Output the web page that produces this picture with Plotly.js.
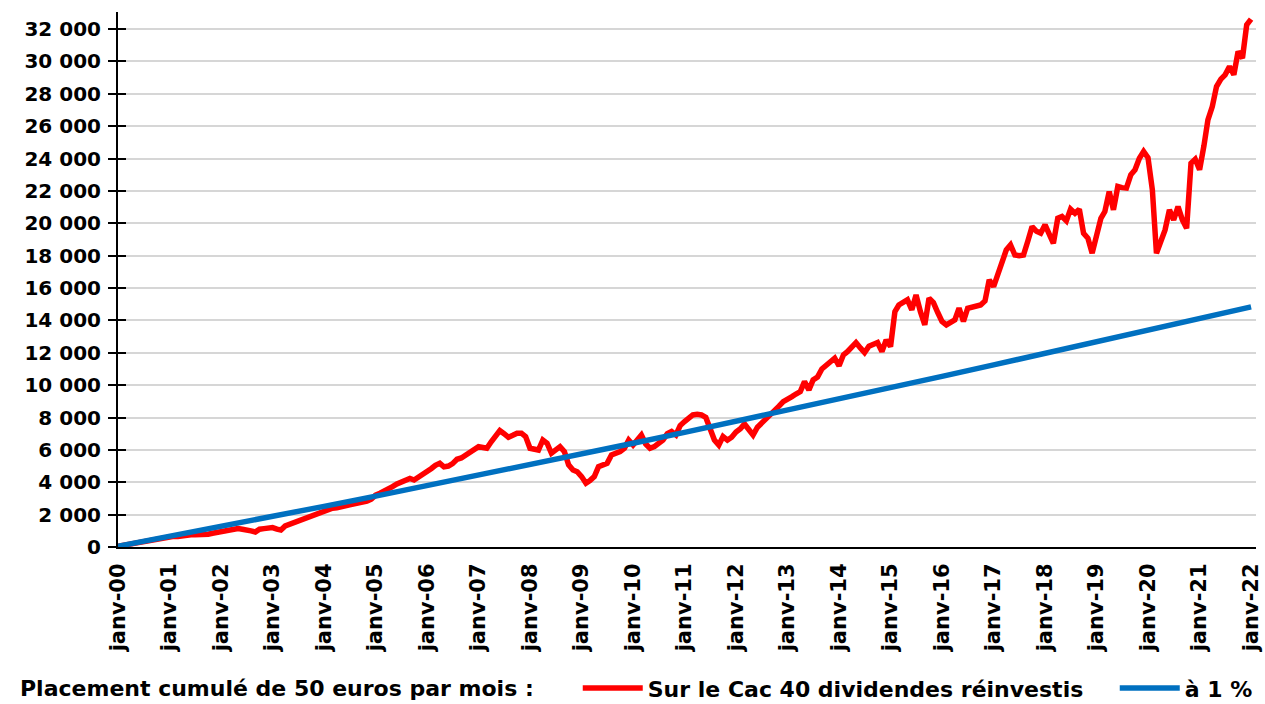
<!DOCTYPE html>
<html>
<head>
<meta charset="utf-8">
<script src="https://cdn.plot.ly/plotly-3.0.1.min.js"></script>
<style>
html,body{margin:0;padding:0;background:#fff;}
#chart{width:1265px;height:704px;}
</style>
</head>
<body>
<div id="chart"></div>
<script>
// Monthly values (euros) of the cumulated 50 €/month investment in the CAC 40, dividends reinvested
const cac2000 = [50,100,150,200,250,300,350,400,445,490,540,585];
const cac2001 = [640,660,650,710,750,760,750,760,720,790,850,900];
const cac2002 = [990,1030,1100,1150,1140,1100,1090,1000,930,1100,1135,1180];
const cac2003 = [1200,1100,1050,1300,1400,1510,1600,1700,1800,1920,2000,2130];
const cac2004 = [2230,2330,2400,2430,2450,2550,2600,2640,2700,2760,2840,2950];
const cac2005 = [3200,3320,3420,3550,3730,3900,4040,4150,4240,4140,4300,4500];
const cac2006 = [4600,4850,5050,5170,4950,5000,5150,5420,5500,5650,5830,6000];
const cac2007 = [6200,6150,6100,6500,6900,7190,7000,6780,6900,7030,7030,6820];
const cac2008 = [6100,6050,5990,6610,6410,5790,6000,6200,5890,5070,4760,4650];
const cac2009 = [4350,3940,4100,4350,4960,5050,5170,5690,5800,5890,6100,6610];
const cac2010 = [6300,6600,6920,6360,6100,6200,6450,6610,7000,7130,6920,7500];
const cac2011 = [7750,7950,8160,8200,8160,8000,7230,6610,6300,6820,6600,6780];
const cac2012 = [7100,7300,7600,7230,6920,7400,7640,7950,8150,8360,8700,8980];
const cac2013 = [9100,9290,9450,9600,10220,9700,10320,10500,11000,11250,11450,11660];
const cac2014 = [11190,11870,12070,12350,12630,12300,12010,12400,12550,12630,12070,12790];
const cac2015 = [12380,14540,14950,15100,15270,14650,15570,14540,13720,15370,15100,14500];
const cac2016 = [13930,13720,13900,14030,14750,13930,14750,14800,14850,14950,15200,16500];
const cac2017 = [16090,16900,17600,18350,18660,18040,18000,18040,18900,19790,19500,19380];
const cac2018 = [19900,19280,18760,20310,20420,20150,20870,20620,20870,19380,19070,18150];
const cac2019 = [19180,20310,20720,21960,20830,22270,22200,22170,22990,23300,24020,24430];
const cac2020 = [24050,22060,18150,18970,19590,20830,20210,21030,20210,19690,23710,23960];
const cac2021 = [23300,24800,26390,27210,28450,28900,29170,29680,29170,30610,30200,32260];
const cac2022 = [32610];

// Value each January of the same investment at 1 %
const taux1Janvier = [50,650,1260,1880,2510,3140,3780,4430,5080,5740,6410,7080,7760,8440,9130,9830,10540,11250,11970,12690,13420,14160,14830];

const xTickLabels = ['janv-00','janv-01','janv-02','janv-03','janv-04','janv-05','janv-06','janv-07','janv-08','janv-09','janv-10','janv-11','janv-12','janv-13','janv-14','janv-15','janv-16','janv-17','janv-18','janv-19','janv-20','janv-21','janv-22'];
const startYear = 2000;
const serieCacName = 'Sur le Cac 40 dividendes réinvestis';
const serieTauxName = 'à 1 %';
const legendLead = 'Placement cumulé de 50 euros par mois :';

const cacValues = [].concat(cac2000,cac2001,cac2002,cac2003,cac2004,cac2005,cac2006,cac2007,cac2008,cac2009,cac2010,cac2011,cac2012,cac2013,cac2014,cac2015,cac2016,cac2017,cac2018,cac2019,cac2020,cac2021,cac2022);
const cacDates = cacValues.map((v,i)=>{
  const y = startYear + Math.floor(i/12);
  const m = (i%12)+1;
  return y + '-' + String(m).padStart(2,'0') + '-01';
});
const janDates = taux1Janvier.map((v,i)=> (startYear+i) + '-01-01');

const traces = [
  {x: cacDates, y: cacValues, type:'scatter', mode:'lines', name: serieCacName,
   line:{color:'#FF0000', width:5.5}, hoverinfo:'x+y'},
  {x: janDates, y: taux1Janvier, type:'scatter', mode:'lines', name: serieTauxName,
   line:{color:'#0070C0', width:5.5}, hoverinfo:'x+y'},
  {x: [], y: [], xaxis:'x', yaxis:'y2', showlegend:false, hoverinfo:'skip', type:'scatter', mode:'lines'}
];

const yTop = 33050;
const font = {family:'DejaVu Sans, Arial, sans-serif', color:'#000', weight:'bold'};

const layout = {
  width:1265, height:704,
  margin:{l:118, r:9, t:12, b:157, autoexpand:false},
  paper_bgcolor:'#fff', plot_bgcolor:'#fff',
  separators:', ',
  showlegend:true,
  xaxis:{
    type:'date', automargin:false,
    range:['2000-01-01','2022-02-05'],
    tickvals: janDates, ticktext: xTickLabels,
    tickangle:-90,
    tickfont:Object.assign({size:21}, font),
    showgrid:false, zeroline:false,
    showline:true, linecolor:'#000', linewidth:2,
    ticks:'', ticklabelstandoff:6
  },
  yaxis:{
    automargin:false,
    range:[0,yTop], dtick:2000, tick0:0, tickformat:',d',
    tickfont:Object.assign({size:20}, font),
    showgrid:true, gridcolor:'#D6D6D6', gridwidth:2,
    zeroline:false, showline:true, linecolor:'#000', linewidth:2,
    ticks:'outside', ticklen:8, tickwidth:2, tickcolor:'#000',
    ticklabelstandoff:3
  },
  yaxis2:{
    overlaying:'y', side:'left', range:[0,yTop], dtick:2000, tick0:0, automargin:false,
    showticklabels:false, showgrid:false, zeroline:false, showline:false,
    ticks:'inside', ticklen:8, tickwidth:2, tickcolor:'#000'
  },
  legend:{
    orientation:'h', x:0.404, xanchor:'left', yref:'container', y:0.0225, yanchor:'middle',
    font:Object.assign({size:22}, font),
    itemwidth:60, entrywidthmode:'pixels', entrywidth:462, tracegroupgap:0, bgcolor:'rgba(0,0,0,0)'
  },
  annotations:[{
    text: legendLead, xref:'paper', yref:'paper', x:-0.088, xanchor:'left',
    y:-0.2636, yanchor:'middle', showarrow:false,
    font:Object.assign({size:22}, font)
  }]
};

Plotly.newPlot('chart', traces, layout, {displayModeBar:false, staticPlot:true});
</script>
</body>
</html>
==*==
Your objective: Would you set down the listing exactly, omitting pictures?

Response to the exercise:
Output the web page that produces this picture with Plotly.js.
<!DOCTYPE html>
<html>
<head>
<meta charset="utf-8">
<script src="https://cdn.plot.ly/plotly-3.0.1.min.js"></script>
<style>
html,body{margin:0;padding:0;background:#fff;}
#chart{width:1265px;height:704px;}
</style>
</head>
<body>
<div id="chart"></div>
<script>
// Monthly values (euros) of the cumulated 50 €/month investment in the CAC 40, dividends reinvested
const cac2000 = [50,100,150,200,250,300,350,400,445,490,540,585];
const cac2001 = [640,660,650,710,750,760,750,760,720,790,850,900];
const cac2002 = [990,1030,1100,1150,1140,1100,1090,1000,930,1100,1135,1180];
const cac2003 = [1200,1100,1050,1300,1400,1510,1600,1700,1800,1920,2000,2130];
const cac2004 = [2230,2330,2400,2430,2450,2550,2600,2640,2700,2760,2840,2950];
const cac2005 = [3200,3320,3420,3550,3730,3900,4040,4150,4240,4140,4300,4500];
const cac2006 = [4600,4850,5050,5170,4950,5000,5150,5420,5500,5650,5830,6000];
const cac2007 = [6200,6150,6100,6500,6900,7190,7000,6780,6900,7030,7030,6820];
const cac2008 = [6100,6050,5990,6610,6410,5790,6000,6200,5890,5070,4760,4650];
const cac2009 = [4350,3940,4100,4350,4960,5050,5170,5690,5800,5890,6100,6610];
const cac2010 = [6300,6600,6920,6360,6100,6200,6450,6610,7000,7130,6920,7500];
const cac2011 = [7750,7950,8160,8200,8160,8000,7230,6610,6300,6820,6600,6780];
const cac2012 = [7100,7300,7600,7230,6920,7400,7640,7950,8150,8360,8700,8980];
const cac2013 = [9100,9290,9450,9600,10220,9700,10320,10500,11000,11250,11450,11660];
const cac2014 = [11190,11870,12070,12350,12630,12300,12010,12400,12550,12630,12070,12790];
const cac2015 = [12380,14540,14950,15100,15270,14650,15570,14540,13720,15370,15100,14500];
const cac2016 = [13930,13720,13900,14030,14750,13930,14750,14800,14850,14950,15200,16500];
const cac2017 = [16090,16900,17600,18350,18660,18040,18000,18040,18900,19790,19500,19380];
const cac2018 = [19900,19280,18760,20310,20420,20150,20870,20620,20870,19380,19070,18150];
const cac2019 = [19180,20310,20720,21960,20830,22270,22200,22170,22990,23300,24020,24430];
const cac2020 = [24050,22060,18150,18970,19590,20830,20210,21030,20210,19690,23710,23960];
const cac2021 = [23300,24800,26390,27210,28450,28900,29170,29680,29170,30610,30200,32260];
const cac2022 = [32610];

// Value each January of the same investment at 1 %
const taux1Janvier = [50,650,1260,1880,2510,3140,3780,4430,5080,5740,6410,7080,7760,8440,9130,9830,10540,11250,11970,12690,13420,14160,14830];

const xTickLabels = ['janv-00','janv-01','janv-02','janv-03','janv-04','janv-05','janv-06','janv-07','janv-08','janv-09','janv-10','janv-11','janv-12','janv-13','janv-14','janv-15','janv-16','janv-17','janv-18','janv-19','janv-20','janv-21','janv-22'];
const startYear = 2000;
const serieCacName = 'Sur le Cac 40 dividendes réinvestis';
const serieTauxName = 'à 1 %';
const legendLead = 'Placement cumulé de 50 euros par mois :';

const cacValues = [].concat(cac2000,cac2001,cac2002,cac2003,cac2004,cac2005,cac2006,cac2007,cac2008,cac2009,cac2010,cac2011,cac2012,cac2013,cac2014,cac2015,cac2016,cac2017,cac2018,cac2019,cac2020,cac2021,cac2022);
const cacDates = cacValues.map((v,i)=>{
  const y = startYear + Math.floor(i/12);
  const m = (i%12)+1;
  return y + '-' + String(m).padStart(2,'0') + '-01';
});
const janDates = taux1Janvier.map((v,i)=> (startYear+i) + '-01-01');

const traces = [
  {x: cacDates, y: cacValues, type:'scatter', mode:'lines', name: serieCacName,
   line:{color:'#FF0000', width:5.5}, hoverinfo:'x+y'},
  {x: janDates, y: taux1Janvier, type:'scatter', mode:'lines', name: serieTauxName,
   line:{color:'#0070C0', width:5.5}, hoverinfo:'x+y'},
  {x: [], y: [], xaxis:'x', yaxis:'y2', showlegend:false, hoverinfo:'skip', type:'scatter', mode:'lines'}
];

const yTop = 33050;
const font = {family:'DejaVu Sans, Arial, sans-serif', color:'#000', weight:'bold'};

const layout = {
  width:1265, height:704,
  margin:{l:118, r:9, t:12, b:157, autoexpand:false},
  paper_bgcolor:'#fff', plot_bgcolor:'#fff',
  separators:', ',
  showlegend:true,
  xaxis:{
    type:'date', automargin:false,
    range:['2000-01-01','2022-02-05'],
    tickvals: janDates, ticktext: xTickLabels,
    tickangle:-90,
    tickfont:Object.assign({size:21}, font),
    showgrid:false, zeroline:false,
    showline:true, linecolor:'#000', linewidth:2,
    ticks:'', ticklabelstandoff:6
  },
  yaxis:{
    automargin:false,
    range:[0,yTop], dtick:2000, tick0:0, tickformat:',d',
    tickfont:Object.assign({size:20}, font),
    showgrid:true, gridcolor:'#D6D6D6', gridwidth:2,
    zeroline:false, showline:true, linecolor:'#000', linewidth:2,
    ticks:'outside', ticklen:8, tickwidth:2, tickcolor:'#000',
    ticklabelstandoff:3
  },
  yaxis2:{
    overlaying:'y', side:'left', range:[0,yTop], dtick:2000, tick0:0, automargin:false,
    showticklabels:false, showgrid:false, zeroline:false, showline:false,
    ticks:'inside', ticklen:8, tickwidth:2, tickcolor:'#000'
  },
  legend:{
    orientation:'h', x:0.404, xanchor:'left', yref:'container', y:0.0225, yanchor:'middle',
    font:Object.assign({size:22}, font),
    itemwidth:60, entrywidthmode:'pixels', entrywidth:462, tracegroupgap:0, bgcolor:'rgba(0,0,0,0)'
  },
  annotations:[{
    text: legendLead, xref:'paper', yref:'paper', x:-0.088, xanchor:'left',
    y:-0.2636, yanchor:'middle', showarrow:false,
    font:Object.assign({size:22}, font)
  }]
};

Plotly.newPlot('chart', traces, layout, {displayModeBar:false, staticPlot:true});
</script>
</body>
</html>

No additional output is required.